Et qui sait, le Record. Hélas, le plus souvent, il ne restera, après l'épreuve des vagues, qu'un tas d'alumettes de carbone pliées par le vent, que des débris caressés par les vagues. Et la rage dans la gorge d'un Gaston Lagaffe de la voile qui avait passé toutes ses soirées, tous ses week-end à peaufiner son "plus génial que le vent". Si la plupart des coureurs-innovateurs sont des particuliers, des génies du vent qui misent leurs économies et leurs vacances, il y a aussi quelques projets "sérieux", puissamment sponsorisés comme "Objectif 100" (km/h) de Rhône-Poulenc. Ce qui ne les empèche pas non plus de casser, ou de s'embourber dans les difficultés. Car outre génial et sérieux, il va falloir être très obstiné pour décrocher le gros lot.

La barre est haute, très haute, à 80 km/h, pardon, 42,91 noeuds... C'est la plus grande vitesse atteinte sur l'eau par un engin flottant uniquement propulsé par le vent. En l'occurence il s'agit d'un homme (Pascal Maka), monté sur une planche à voile. Ce chiffre, établi en février 1990 est un véritable pied de nez à l'adresse de l'armade des voiliers expérimentaux. Le plus rapide d'entre eux, la catamaran Crossbow II, a plafonné à 36 noeuds en 1980. Depuis, les planchistes surfent de record en record et près de deux cent d'entre eux sont déjà allés plus vite que le voilier le plus rapide.

Pour toujours ?
"Il parait difficile de faire mieux qu'une planche, qui pousse à l'extrème tous les principes qui font aller très vite sur l'eau" note avec un sourire l'architecte naval Daniel Andrieu. Explication : en tirant la voile vers lui pour équilibrer la force du vent, le véliplanchiste se suspend à la voile. Ce qui présente le double avantage d'allèger la planche, et de faire littéralement décoller l'engin sur une sorte de coussin d'air. On est à la limite du ski nautique et du deltaplane.

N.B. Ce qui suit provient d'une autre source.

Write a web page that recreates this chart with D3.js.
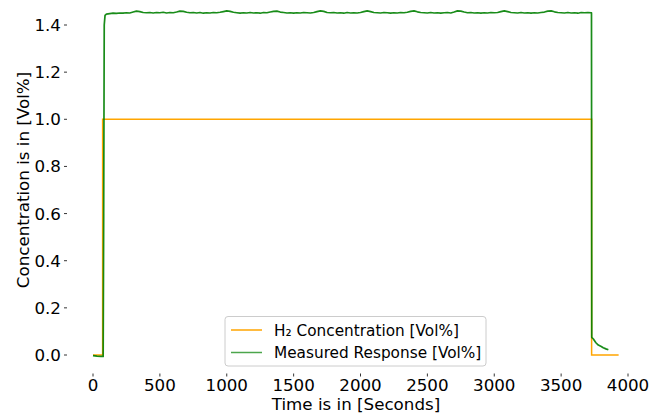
<!DOCTYPE html>
<html>
<head>
<meta charset="utf-8">
<script src="https://cdn.jsdelivr.net/npm/d3@7.9.0/dist/d3.min.js"></script>
<style>
  html, body { margin: 0; padding: 0; background: #fff; }
  svg { display: block; font-family: "DejaVu Sans", sans-serif; }
</style>
</head>
<body>
<svg id="chart" width="671" height="416"></svg>
<script>
// H2 set-point (step profile)
const h2Times = [0, 72, 72, 3728, 3728, 3930];
const h2Values = [0, 0, 1, 1, 0, 0];

// measured response: rise, plateau (every 25 s), fall + decay
const riseTimes = [0, 30, 60, 76, 80, 84, 90];
const riseValues = [-0.003, -0.005, -0.006, -0.006, 0.60, 1.40, 1.441];

const plateauStart = 100;
const plateauStep = 25;
const plateauValues = [
  1.446, 1.448, 1.450, 1.449, 1.451, 1.450, 1.452, 1.451,
  1.455, 1.459, 1.457, 1.453, 1.452, 1.453, 1.451, 1.453,
  1.452, 1.454, 1.451, 1.453, 1.452, 1.455, 1.459, 1.458,
  1.454, 1.452, 1.453, 1.451, 1.453, 1.450, 1.452, 1.451,
  1.453, 1.452, 1.454, 1.457, 1.460, 1.458, 1.454, 1.452,
  1.450, 1.452, 1.451, 1.453, 1.451, 1.452, 1.450, 1.453,
  1.452, 1.455, 1.458, 1.459, 1.455, 1.453, 1.451, 1.452,
  1.450, 1.452, 1.451, 1.453, 1.452, 1.451, 1.453, 1.457,
  1.460, 1.458, 1.453, 1.452, 1.453, 1.451, 1.452, 1.450,
  1.453, 1.451, 1.452, 1.451, 1.453, 1.457, 1.460, 1.457,
  1.453, 1.452, 1.451, 1.453, 1.452, 1.450, 1.452, 1.451,
  1.453, 1.452, 1.454, 1.458, 1.460, 1.456, 1.453, 1.452,
  1.451, 1.453, 1.451, 1.452, 1.450, 1.452, 1.453, 1.451,
  1.455, 1.460, 1.459, 1.455, 1.452, 1.453, 1.451, 1.452,
  1.450, 1.452, 1.451, 1.453, 1.452, 1.453, 1.457, 1.460,
  1.457, 1.453, 1.452, 1.451, 1.453, 1.451, 1.452, 1.450,
  1.452, 1.451, 1.453, 1.455, 1.459, 1.460, 1.456, 1.453,
  1.452, 1.451, 1.453, 1.451, 1.452, 1.450, 1.453, 1.452,
  1.453, 1.452
];

const fallTimes = [3727, 3729, 3741, 3760, 3778, 3800, 3815, 3835, 3853];
const fallValues = [1.451, 0.075, 0.068, 0.052, 0.042, 0.036, 0.031, 0.026, 0.022];

const xTicks = [0, 500, 1000, 1500, 2000, 2500, 3000, 3500, 4000];
const yTicks = [0, 0.2, 0.4, 0.6, 0.8, 1.0, 1.2, 1.4];
const seriesNames = ['H\u2082 Concentration [Vol%]', 'Measured Response [Vol%]'];
const seriesColors = ['#ffa500', '#008000'];

const svg = d3.select('#chart');
const x = d3.scaleLinear().domain([0, 4000]).range([93, 628]);
const y = d3.scaleLinear().domain([0, 1.4]).range([355, 25]);

const plotLeft = 67;
const plotBottom = 373.5;

// build point lists
const h2Data = h2Times.map((t, i) => [t, h2Values[i]]);
let respData = riseTimes.map((t, i) => [t, riseValues[i]]);
plateauValues.forEach((v, i) => respData.push([plateauStart + i * plateauStep, v]));
fallTimes.forEach((t, i) => respData.push([t, fallValues[i]]));

const line = d3.line().x(d => x(d[0])).y(d => y(d[1]));

svg.append('path')
  .attr('d', line(h2Data))
  .attr('fill', 'none')
  .attr('stroke', seriesColors[0])
  .attr('stroke-width', 1.5);

svg.append('path')
  .attr('d', line(respData))
  .attr('fill', 'none')
  .attr('stroke', seriesColors[1])
  .attr('stroke-opacity', 0.9)
  .attr('stroke-width', 1.7)
  .attr('stroke-linejoin', 'round');

// y axis (no spine, only ticks)
const yAxis = svg.append('g');
yTicks.forEach(v => {
  yAxis.append('line')
    .attr('x1', plotLeft - 3).attr('x2', plotLeft)
    .attr('y1', y(v)).attr('y2', y(v))
    .attr('stroke', '#000').attr('stroke-width', 0.8);
  yAxis.append('text')
    .attr('x', 61).attr('y', y(v) + 6)
    .attr('text-anchor', 'end')
    .attr('font-size', 16.7)
    .text(d3.format('.1f')(v));
});

// x axis
const xAxis = svg.append('g');
xTicks.forEach(v => {
  xAxis.append('line')
    .attr('x1', x(v)).attr('x2', x(v))
    .attr('y1', plotBottom).attr('y2', plotBottom + 3)
    .attr('stroke', '#000').attr('stroke-width', 0.8);
  xAxis.append('text')
    .attr('x', x(v)).attr('y', 391)
    .attr('text-anchor', 'middle')
    .attr('font-size', 16.7)
    .text(v);
});

svg.append('text')
  .attr('x', 356).attr('y', 410)
  .attr('text-anchor', 'middle')
  .attr('font-size', 16.7)
  .text('Time is in [Seconds]');

svg.append('text')
  .attr('transform', 'translate(29,180) rotate(-90)')
  .attr('text-anchor', 'middle')
  .attr('font-size', 16.7)
  .text('Concentration is in [Vol%]');

// legend
const legend = svg.append('g');
legend.append('rect')
  .attr('x', 225).attr('y', 316.5)
  .attr('width', 261).attr('height', 49.5)
  .attr('rx', 3)
  .attr('fill', '#fff').attr('fill-opacity', 0.8)
  .attr('stroke', '#cccccc').attr('stroke-width', 1);

seriesNames.forEach((name, i) => {
  const cy = 330 + i * 22.5;
  legend.append('line')
    .attr('x1', 231).attr('x2', 262)
    .attr('y1', cy).attr('y2', cy)
    .attr('stroke', seriesColors[i])
    .attr('stroke-opacity', i === 1 ? 0.7 : 1)
    .attr('stroke-width', 1.5);
  legend.append('text')
    .attr('x', 274).attr('y', cy + 5.5)
    .attr('font-size', 15.3)
    .text(name);
});
</script>
</body>
</html>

Un signe qui ne trompe pas : à l'arrèt ces planches très affutées coulent sur place. Elles ne surnagent qu'avec la portance que leur confère la vitesse...

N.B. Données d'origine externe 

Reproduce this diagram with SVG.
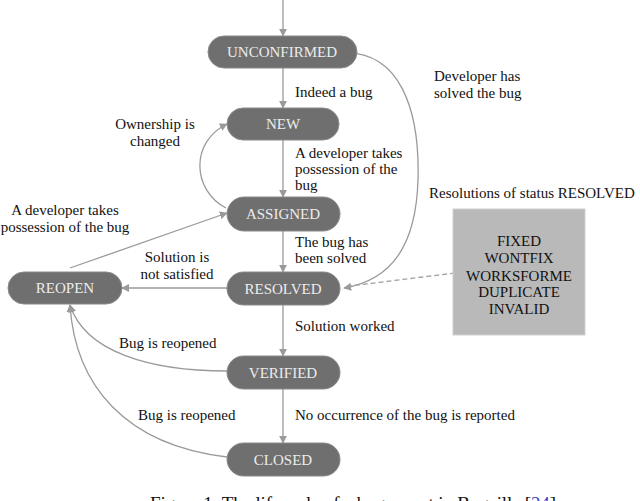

Pourtant, les partisans des voiliers s'obstinent. Et font appel à une débauche de technologie et de moyens finaciers pour tenter de ramener les planches sur la plage.

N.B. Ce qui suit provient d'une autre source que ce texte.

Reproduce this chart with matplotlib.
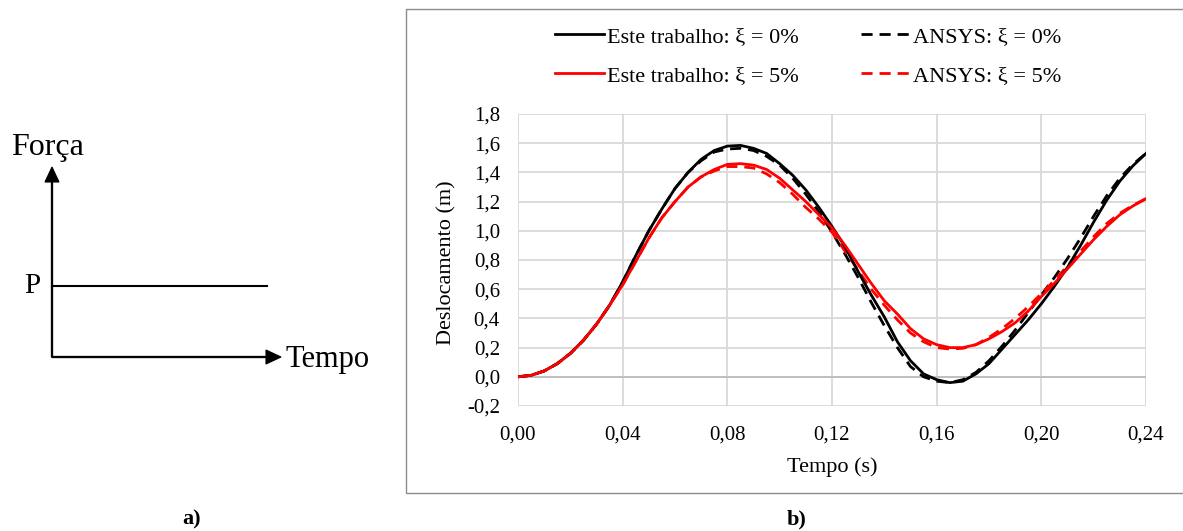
import numpy as np
import matplotlib
matplotlib.use("Agg")
from matplotlib import pyplot as plt
from matplotlib.patches import Rectangle, FancyArrow

plt.rcParams['font.family'] = ['Liberation Serif', 'DejaVu Serif']

# time samples (s)
tempo = [0.000, 0.005, 0.010, 0.015, 0.020, 0.025, 0.030, 0.035, 0.040, 0.045,
         0.050, 0.055, 0.060, 0.065, 0.070, 0.075, 0.080, 0.085, 0.090, 0.095,
         0.100, 0.105, 0.110, 0.115, 0.120, 0.125, 0.130, 0.135, 0.140, 0.145,
         0.150, 0.155, 0.160, 0.165, 0.170, 0.175, 0.180, 0.185, 0.190, 0.195,
         0.200, 0.205, 0.210, 0.215, 0.220, 0.225, 0.230, 0.235, 0.240]

# displacement (m)
este_0 = [0.00, 0.01, 0.04, 0.09, 0.16, 0.25, 0.36, 0.49, 0.65, 0.83,
          1.00, 1.15, 1.29, 1.40, 1.49, 1.55, 1.58, 1.585, 1.565, 1.53,
          1.46, 1.38, 1.28, 1.16, 1.03, 0.89, 0.72, 0.56, 0.41, 0.24,
          0.11, 0.02, -0.02, -0.04, -0.03, 0.02, 0.09, 0.19, 0.29, 0.39,
          0.50, 0.62, 0.75, 0.90, 1.06, 1.21, 1.34, 1.445, 1.53]
ansys_0 = [0.00, 0.01, 0.04, 0.09, 0.16, 0.25, 0.36, 0.49, 0.65, 0.83,
           1.00, 1.15, 1.29, 1.40, 1.48, 1.54, 1.56, 1.565, 1.55, 1.51,
           1.45, 1.36, 1.25, 1.13, 0.99, 0.84, 0.68, 0.51, 0.35, 0.20,
           0.07, 0.00, -0.03, -0.04, -0.02, 0.03, 0.11, 0.21, 0.32, 0.44,
           0.56, 0.68, 0.81, 0.95, 1.10, 1.24, 1.36, 1.455, 1.53]
este_5 = [0.00, 0.01, 0.04, 0.09, 0.16, 0.25, 0.36, 0.49, 0.63, 0.79,
          0.95, 1.09, 1.20, 1.30, 1.37, 1.42, 1.455, 1.46, 1.45, 1.42,
          1.36, 1.28, 1.20, 1.11, 1.02, 0.90, 0.77, 0.64, 0.52, 0.43,
          0.33, 0.26, 0.22, 0.20, 0.20, 0.22, 0.26, 0.31, 0.37, 0.45,
          0.55, 0.64, 0.74, 0.84, 0.94, 1.03, 1.11, 1.17, 1.22]
ansys_5 = [0.00, 0.01, 0.04, 0.09, 0.16, 0.25, 0.36, 0.49, 0.63, 0.79,
           0.95, 1.09, 1.20, 1.30, 1.37, 1.41, 1.44, 1.44, 1.43, 1.39,
           1.33, 1.25, 1.16, 1.08, 0.99, 0.86, 0.73, 0.60, 0.49, 0.39,
           0.30, 0.24, 0.20, 0.19, 0.195, 0.22, 0.27, 0.33, 0.40, 0.48,
           0.57, 0.66, 0.76, 0.86, 0.96, 1.05, 1.12, 1.175, 1.22]

x_ticks = [0.00, 0.04, 0.08, 0.12, 0.16, 0.20, 0.24]
x_labels = ['0,00', '0,04', '0,08', '0,12', '0,16', '0,20', '0,24']
y_ticks = [-0.2, 0.0, 0.2, 0.4, 0.6, 0.8, 1.0, 1.2, 1.4, 1.6, 1.8]
y_labels = ['-0,2', '0,0', '0,2', '0,4', '0,6', '0,8', '1,0', '1,2', '1,4', '1,6', '1,8']

W, H = 1183, 531
fig = plt.figure(figsize=(W / 100, H / 100), dpi=100)

# --- panel a): load sketch, drawn in pixel coords on an overlay
sk = fig.add_axes([0, 0, 1, 1])
sk.set_xlim(0, W)
sk.set_ylim(H, 0)
sk.axis('off')
sk.add_patch(FancyArrow(52, 357, 0, -175, width=1.2, head_width=14, head_length=15,
                        length_includes_head=False, color='black', lw=0.8))
sk.add_patch(FancyArrow(52, 357, 214, 0, width=1.2, head_width=14, head_length=15,
                        length_includes_head=False, color='black', lw=0.8))
sk.plot([52, 267], [286, 286], color='black', lw=1.5)
sk.text(11, 147, 'Força', fontsize=23, ha='left', va='center')
sk.text(24, 286, 'P', fontsize=21, ha='left', va='center')
sk.text(286, 359, 'Tempo', fontsize=22, ha='left', va='center')
sk.text(192, 519, 'a)', fontsize=16, fontweight='bold', ha='center', va='center')
sk.text(797, 519, 'b)', fontsize=16, fontweight='bold', ha='center', va='center')
sk.add_patch(Rectangle((406, 9), 800, 484, fill=False, edgecolor='#8c8c8c', lw=1.0))

# --- panel b): displacement history
ax = fig.add_axes([518 / W, 1 - 406 / H, 628 / W, 292 / H])
ax.set_zorder(2)
ax.patch.set_alpha(0)

dash = (0, (4, 2.5))
ax.plot(tempo, este_0, color='black', lw=2.0, label='Este trabalho: ξ = 0%', zorder=4)
ax.plot(tempo, este_5, color='#ff0000', lw=2.0, label='Este trabalho: ξ = 5%', zorder=4)
ax.plot(tempo, ansys_0, color='black', lw=2.0, ls=dash, label='ANSYS: ξ = 0%', zorder=3)
ax.plot(tempo, ansys_5, color='#ff0000', lw=2.0, ls=dash, label='ANSYS: ξ = 5%', zorder=3)

ax.set_xlim(0, 0.24)
ax.set_ylim(-0.2, 1.8)
ax.set_xticks(x_ticks)
ax.set_xticklabels(x_labels)
ax.set_yticks(y_ticks)
ax.set_yticklabels(y_labels)
ax.tick_params(length=0, labelsize=15)
ax.tick_params(axis='y', pad=13)
ax.tick_params(axis='x', pad=14)
ax.grid(True, color='#d9d9d9', lw=1.3)
ax.set_axisbelow(True)
for s in ax.spines.values():
    s.set_visible(False)
ax.axhline(0, color='#bfbfbf', lw=1.4, zorder=1)

ax.set_xlabel('Tempo (s)', fontsize=16, va='center')
ax.xaxis.set_label_coords(0.5, (406 - 467) / 292)
ax.set_ylabel('Deslocamento (m)', fontsize=16, va='center')
ax.yaxis.set_label_coords((447 - 518) / 628, 0.49)

fig.legend(loc='center', bbox_to_anchor=(808 / W, 1 - 56 / H), ncol=2, frameon=False,
           fontsize=16, handlelength=2.2, handletextpad=0.15, columnspacing=2.8,
           labelspacing=0.85)

fig.savefig('out.png', dpi=100)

Lubie de passionnés, folie confidentielle ? Vu de loin, cela ressemble un peu aux premier efforts déployés par les hommes pour quitter le sol. Les fous volants sont devenus flottants...

Les ingénieurs du CRAIN (Centre de Recherche pour l'architecture et l'industrie nautique), un bureau d'étude de la Rochelle spécialisé dans le calcul et la simulation des coques de navires, sont relativement optimistes. A leurs yeux, les voiliers gardent une chance s'ils parviennent à aller plus vite que le vent. Ce dont certains dessins sont théoriquement capables, et que les planches ne savent pratiquement pas faire.

La voie de la revancheest tracée, il suffit de l'explorer. Le problème, c'est qu'en ce domaine il y a loin de la table à dessin, du terminal de conception assistée par ordinateur à la réalité de la mer. Et quand un ordinateur estime qu'une esquisse doit aller à deux fois la vitesse du vent, cest rare que cela se vérifie sur l'eau. Le domaine est complexe, puisqu'à la différence des avions qui se meuvent dans un seul fluide, on est ici confronté à la triple difficulté de parties immergées dans un liquide, d'autres émergées dans un gaz, et d'un comportement quasiment imprévisible se déroulant à l'interface des deux.

Pour progresser dans ce casse-tête, la seule solution est donc d'essayer, et de casser de la fibre de carbone sur les vagues. Echec malheureux pour Objectif 100, le bateau-aile à gros budget de Rhône-Poulenc (on parle de trois millionsde francs). Cette fine coque dotée d'une aile d'avion reposant sur un flotteur n'a jamais dépassé la vitesse de Crosbow II, alors que sur le papier cette très belle idée pouvait pulvériser ces chiffres. Trop audacieux ? Le projet semble aujourd'hui abandonné.
Plus sage, le "Voilier-Haute-Technologie-Charente-Maritime", parrainé par le Ministère de la Recherche, bardé de matériaux ultra-légers (1850 kg pour 21 mètres de long), doté de deux voiles et deux flotteurs garde un potentiel intéressant, malgré sa "casse" de l'hiver dernier. Une autre solution, relativement proche, est explorée par l'Ecole Nationale des Techniques Avancées, sur un autre catamaran financé par la Délégation Générale pour l'Armement. Mais cette fois l'engin est doté de voiles rigides, inspirées des ailes d'avions, et de "foils", de petites dérives inclinées pour s'élever au-dessus des vagues.

Mais la route du record semble encore longue à atteindre. Les lourds et coûteux voiliers conçus par ordinateur persisteront-il? Face à des amoureux de glisse qui vivent les pieds dans l'eau, attendant le coup de vent favorable avec un planche de quelques milliers de francs pour tout équipement, ils semblent des Goliaths technologiques opposés aux Fils du Vent.